Jessica is a governess, more of a companion now, to a vain and complacent debutante. Rutherford is a houseguest, misled by his hosts into thinking it would be a much larger house party. He is as annoyed by the presumption that he'll offer for the young lady of the house, as he is intrigued to see if the little grey governess is really a pretty dove under her servant's clothing. She could relieve the tedium of his stay.
Or not! Jessica is offended by the Earl's overtures and repels them, but, caught by her employer alone with the Earl, she is dismissed. The Earl, not knowing his own behavior has ended life as Jessica knows it, decides to leave before his host's complacent assumption that his daughter is about to receive an offer of marriage becomes an unavoidable reality. Encountering Jessica on the road, Rutherford offers her carte blanche.
Okay, now you have to read the book. Believe me, it's very well worth it.
The balance of the book explores the presumptions of the age toward women "servants" and men of quality.

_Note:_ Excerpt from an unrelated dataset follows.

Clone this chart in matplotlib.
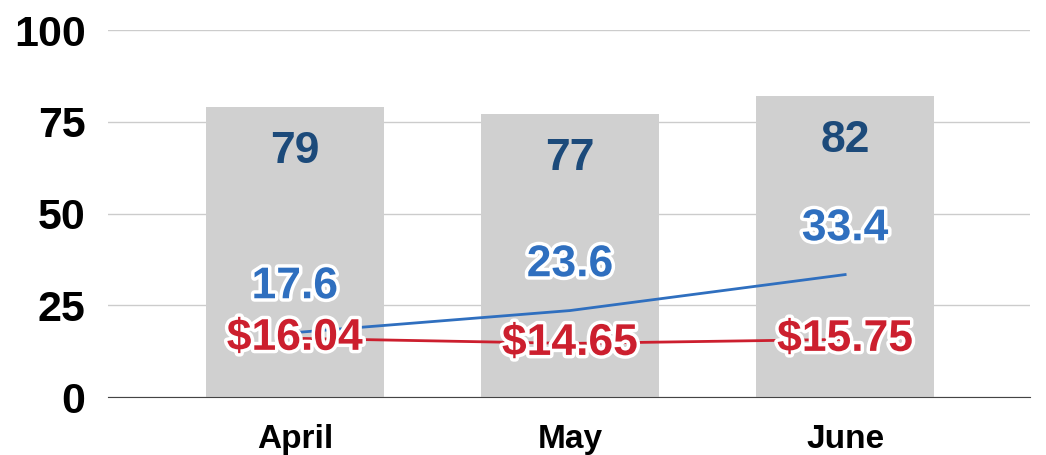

It is outrageous that anybody belowstairs is open to an invitation that would send a lady into hysterical offense. Rutherford can't get it through his head that Jessica is still a virtuous woman even though she was tempted by his offer. Where can she go? She is a woman without means, now turned off without a character. Who is going to hire her as a governess or companion without a reference? Does that automatically make her no better than a lightskirt just because her prospects are grim? Well, duh! Only a man would think like that.
Indeed, the ladies in the book are quite interestingly open-minded. Rutherford is often infuriating at the same time he is appealing, a credit to the author. Jessica is never coy, and has some great lines. She doesn't suffer her insults in silence.
Highly recommended. Indeed, Mary Balogh at her worst is better than anybody else except Jane Austin or Georgette Heyer.